For several weeks the country of 1.3 billion has been hitting record daily rises in infections and fatalities, that have overwhelmed its healthcare system.
While the crisis has eased in major cities such as New Delhi and Mumbai, the coronavirus is still spreading in rural areas and southern states.
Another 4,454 deaths in 24 hours – the second-highest daily figure so far – took India’s toll to 303,720. It has added the last 50,000 deaths in under two weeks, according to government figures. Experts said the real numbers of deaths and infections, now 26.7 million, were probably much higher than the official figures.

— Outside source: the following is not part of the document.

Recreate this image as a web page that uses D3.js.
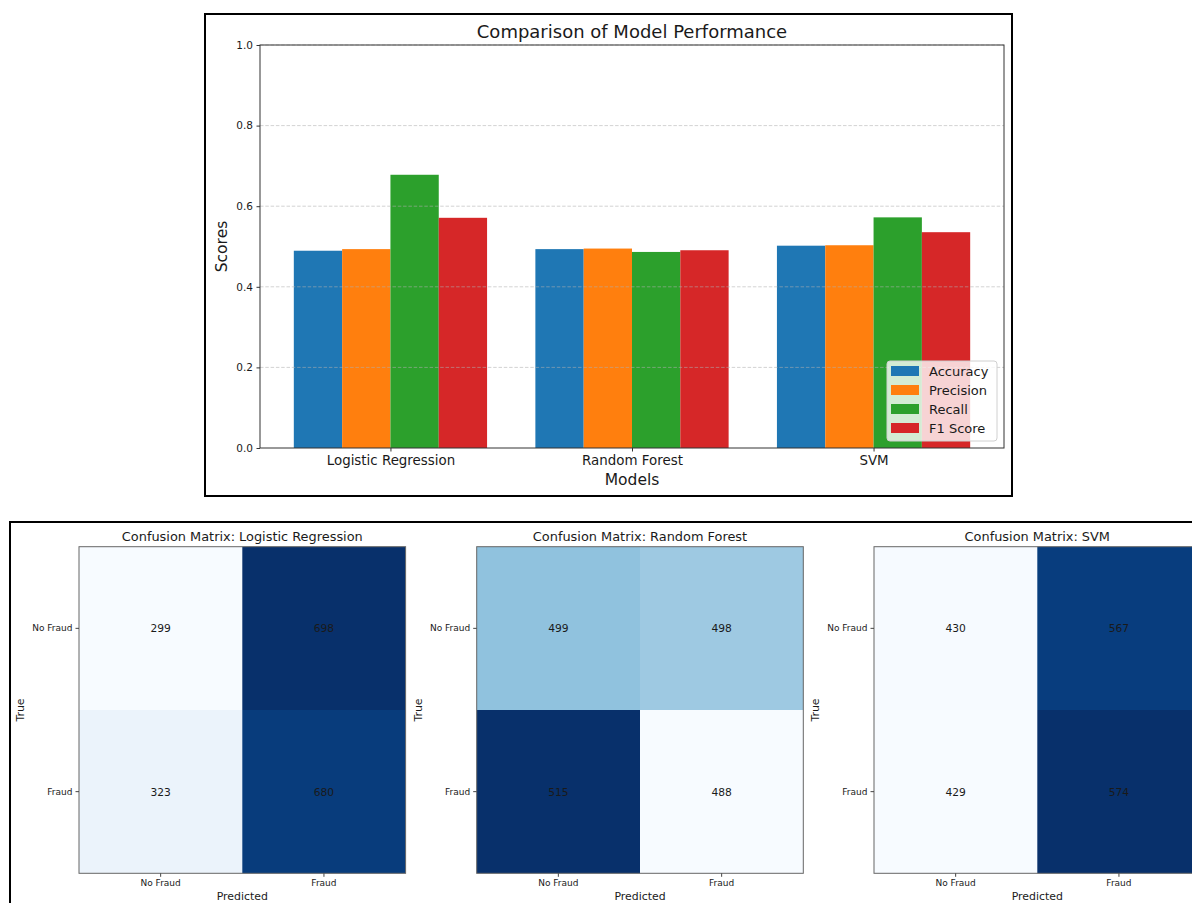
<!DOCTYPE html>
<html>
<head>
<meta charset="utf-8">
<script src="https://cdn.jsdelivr.net/npm/d3@7"></script>
<style>
  html, body { margin: 0; padding: 0; background: #fff; }
  svg { display: block; font-family: "DejaVu Sans", sans-serif; }
</style>
</head>
<body>
<svg id="chart" width="1192" height="903"></svg>
<script>
// Model names and scoring metrics
const models = ["Logistic Regression", "Random Forest", "SVM"];
const metrics = ["Accuracy", "Precision", "Recall", "F1 Score"];
const metricColors = ["#1f77b4", "#ff7f0e", "#2ca02c", "#d62728"];

// Scores per model
const accuracy  = [0.4895, 0.4935, 0.5020];
const precision = [0.4935, 0.4949, 0.5031];
const recall    = [0.6780, 0.4865, 0.5723];
const f1Score   = [0.5712, 0.4907, 0.5355];

const yTicks = [0.0, 0.2, 0.4, 0.6, 0.8, 1.0];

// Confusion matrices (rows: true class, cols: predicted class)
const classLabels = ["No Fraud", "Fraud"];
const cmLogistic = [[299, 698], [323, 680]];
const cmForest   = [[499, 498], [515, 488]];
const cmSVM      = [[430, 567], [429, 574]];

const svg = d3.select("#chart");
const textColor = "#1a1a1a";

// ---------- Bar chart ----------
const seriesByMetric = [accuracy, precision, recall, f1Score];
const barWidth = 0.2;

const barFig = svg.append("g");
barFig.append("rect")
  .attr("x", 205).attr("y", 14).attr("width", 807).attr("height", 482)
  .attr("fill", "#fff").attr("stroke", "#000").attr("stroke-width", 2);

const x = d3.scaleLinear().domain([-0.54, 2.54]).range([260, 1004]);
const y = d3.scaleLinear().domain([0, 1]).range([448, 45]);

const barData = [];
models.forEach((m, i) => {
  metrics.forEach((k, j) => {
    barData.push({ i, j, value: seriesByMetric[j][i] });
  });
});

barFig.selectAll("rect.bar")
  .data(barData)
  .join("rect")
  .attr("class", "bar")
  .attr("x", d => x(d.i + (d.j - 2) * barWidth))
  .attr("width", d => x(barWidth) - x(0))
  .attr("y", d => y(d.value))
  .attr("height", d => y(0) - y(d.value))
  .attr("fill", d => metricColors[d.j]);

// dashed horizontal grid
barFig.selectAll("line.grid")
  .data(yTicks.filter(t => t > 0))
  .join("line")
  .attr("class", "grid")
  .attr("x1", x(-0.54)).attr("x2", x(2.54))
  .attr("y1", d => y(d)).attr("y2", d => y(d))
  .attr("stroke", "#b0b0b0")
  .attr("stroke-opacity", 0.7)
  .attr("stroke-dasharray", "3.5,1.8")
  .attr("stroke-width", 0.8);

// frame
barFig.append("rect")
  .attr("x", x(-0.54)).attr("y", y(1))
  .attr("width", x(2.54) - x(-0.54)).attr("height", y(0) - y(1))
  .attr("fill", "none").attr("stroke", "#333").attr("stroke-width", 1);

const yAxis = barFig.append("g")
  .attr("transform", `translate(${x(-0.54)},0)`)
  .call(d3.axisLeft(y).tickValues(yTicks).tickFormat(d3.format(".1f")).tickSize(3.5).tickPadding(3.5));
yAxis.select(".domain").remove();
yAxis.selectAll("text").attr("font-size", 10.5).attr("fill", textColor).attr("font-family", "DejaVu Sans");
yAxis.selectAll("line").attr("stroke", "#333");

const xAxis = barFig.append("g")
  .attr("transform", `translate(0,${y(0)})`)
  .call(d3.axisBottom(x).tickValues([0, 1, 2]).tickFormat(d => models[d]).tickSize(3.5).tickPadding(3.5));
xAxis.select(".domain").remove();
xAxis.selectAll("text").attr("font-size", 13.4).attr("fill", textColor).attr("font-family", "DejaVu Sans");
xAxis.selectAll("line").attr("stroke", "#333");

barFig.append("text")
  .attr("x", (x(-0.54) + x(2.54)) / 2).attr("y", 38)
  .attr("text-anchor", "middle").attr("font-size", 18).attr("fill", textColor)
  .text("Comparison of Model Performance");

barFig.append("text")
  .attr("x", (x(-0.54) + x(2.54)) / 2).attr("y", 485)
  .attr("text-anchor", "middle").attr("font-size", 15.5).attr("fill", textColor)
  .text("Models");

barFig.append("text")
  .attr("transform", `translate(227,${(y(0) + y(1)) / 2}) rotate(-90)`)
  .attr("text-anchor", "middle").attr("font-size", 15.5).attr("fill", textColor)
  .text("Scores");

// legend
const legend = barFig.append("g").attr("transform", "translate(887,361)");
legend.append("rect")
  .attr("width", 110).attr("height", 80).attr("rx", 3)
  .attr("fill", "#fff").attr("fill-opacity", 0.8)
  .attr("stroke", "#d0d0d0").attr("stroke-width", 1);
const legItems = legend.selectAll("g.item")
  .data(metrics)
  .join("g")
  .attr("class", "item")
  .attr("transform", (d, i) => `translate(0,${10 + i * 19})`);
legItems.append("rect")
  .attr("x", 4).attr("y", -5).attr("width", 28).attr("height", 10)
  .attr("fill", (d, i) => metricColors[i]);
legItems.append("text")
  .attr("x", 42).attr("y", 4.6)
  .attr("font-size", 13).attr("fill", textColor)
  .text(d => d);

// ---------- Confusion matrices ----------
const cmFig = svg.append("g");
cmFig.append("rect")
  .attr("x", 10).attr("y", 522).attr("width", 1200).attr("height", 400)
  .attr("fill", "#fff").attr("stroke", "#000").attr("stroke-width", 2);

const panels = [
  { title: "Confusion Matrix: Logistic Regression", cm: cmLogistic, left: 79 },
  { title: "Confusion Matrix: Random Forest", cm: cmForest, left: 476.7 },
  { title: "Confusion Matrix: SVM", cm: cmSVM, left: 874 }
];
const cmTop = 546.7, cmSize = 326.6;

panels.forEach(p => {
  const g = cmFig.append("g");
  const bx = d3.scaleBand().domain([0, 1]).range([p.left, p.left + cmSize]);
  const by = d3.scaleBand().domain([0, 1]).range([cmTop, cmTop + cmSize]);
  const flat = p.cm.flat();
  const color = d3.scaleSequential(d3.interpolateBlues).domain([d3.min(flat), d3.max(flat)]);

  const cells = [];
  p.cm.forEach((row, r) => row.forEach((v, c) => cells.push({ r, c, v })));

  g.selectAll("rect.cell")
    .data(cells)
    .join("rect")
    .attr("class", "cell")
    .attr("x", d => bx(d.c)).attr("y", d => by(d.r))
    .attr("width", bx.bandwidth()).attr("height", by.bandwidth())
    .attr("fill", d => color(d.v));

  g.selectAll("text.val")
    .data(cells)
    .join("text")
    .attr("class", "val")
    .attr("x", d => bx(d.c) + bx.bandwidth() / 2)
    .attr("y", d => by(d.r) + by.bandwidth() / 2 + 4)
    .attr("text-anchor", "middle").attr("font-size", 10.7).attr("fill", textColor)
    .text(d => d.v);

  g.append("rect")
    .attr("x", p.left).attr("y", cmTop).attr("width", cmSize).attr("height", cmSize)
    .attr("fill", "none").attr("stroke", "#666").attr("stroke-width", 1);

  const xa = g.append("g")
    .attr("transform", `translate(0,${cmTop + cmSize})`)
    .call(d3.axisBottom(bx).tickFormat(d => classLabels[d]).tickSize(3.5).tickPadding(3));
  xa.select(".domain").remove();
  xa.selectAll("text").attr("font-size", 9).attr("fill", textColor).attr("font-family", "DejaVu Sans");
  xa.selectAll("line").attr("stroke", "#444");

  const ya = g.append("g")
    .attr("transform", `translate(${p.left},0)`)
    .call(d3.axisLeft(by).tickFormat(d => classLabels[d]).tickSize(3.5).tickPadding(3));
  ya.select(".domain").remove();
  ya.selectAll("text").attr("font-size", 9).attr("fill", textColor).attr("font-family", "DejaVu Sans");
  ya.selectAll("line").attr("stroke", "#444");

  g.append("text")
    .attr("x", p.left + cmSize / 2).attr("y", 541)
    .attr("text-anchor", "middle").attr("font-size", 12.9).attr("fill", textColor)
    .text(p.title);

  g.append("text")
    .attr("x", p.left + cmSize / 2).attr("y", 900)
    .attr("text-anchor", "middle").attr("font-size", 10.9).attr("fill", textColor)
    .text("Predicted");

  g.append("text")
    .attr("transform", `translate(${p.left - 55},${cmTop + cmSize / 2}) rotate(-90)`)
    .attr("text-anchor", "middle").attr("font-size", 10.9).attr("fill", textColor)
    .text("True");
});
</script>
</body>
</html>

“Deaths always will lag cases… People who have been diagnosed with infection now will go into hospital, and then a small number of them will die but that will be later,” Ashoka University biology professor Gautam Menon told AFP Monday.
The brutal wave has been accompanied by the emergence among coronavirus patients of thousands of cases of the usually rare infection mucormycosis, or ‘black fungus’.
The government has given figures between 5,424 and 8,848 for the number across India. Normally it records fewer than 20 cases a year.
Doctors say one of the reasons behind the explosion in ‘black fungus’ infections have been excessive use of steroids on virus patients.
Health Minister Harsh Vardhan said imports of the main anti-fungal drug, amphotericin B, had started to arrive in the country amid a severe shortage.
The coronavirus wave has brought India’s hospital system to its knees with severe shortages of oxygen and critical drugs.
The government has been criticized for its response as long queues formed for funerals at crematoriums and cemeteries. Images of suspected COVID-19 dead floating in the holy Ganges River or buried in shallow graves have only added to the controversy.
“We are seeing the bodies along the river Ganges which don’t seem to be recorded as Covid deaths but are very likely to be Covid deaths,” Menon said.
Experts have warned that religious festivals and packed state election rallies held earlier in the year could have led to virus ‘superspreader’ events.
There were also concerns that the B.1.617 variant, first detected in India last year, has contributed to the surge.
Vardhan said the variant accounted for some 20% of just under 26,000 samples from positive COVID-19 tests that have been genetically sequenced.
As part of its efforts to combat the pandemic, India has administered just over 196 million COVID-19 vaccination shots since mid-January.
But experts say the mass inoculation program needs to be significantly stepped up.
The country, home to the world’s largest vaccine maker, has halted exports of vaccines to meet local demand.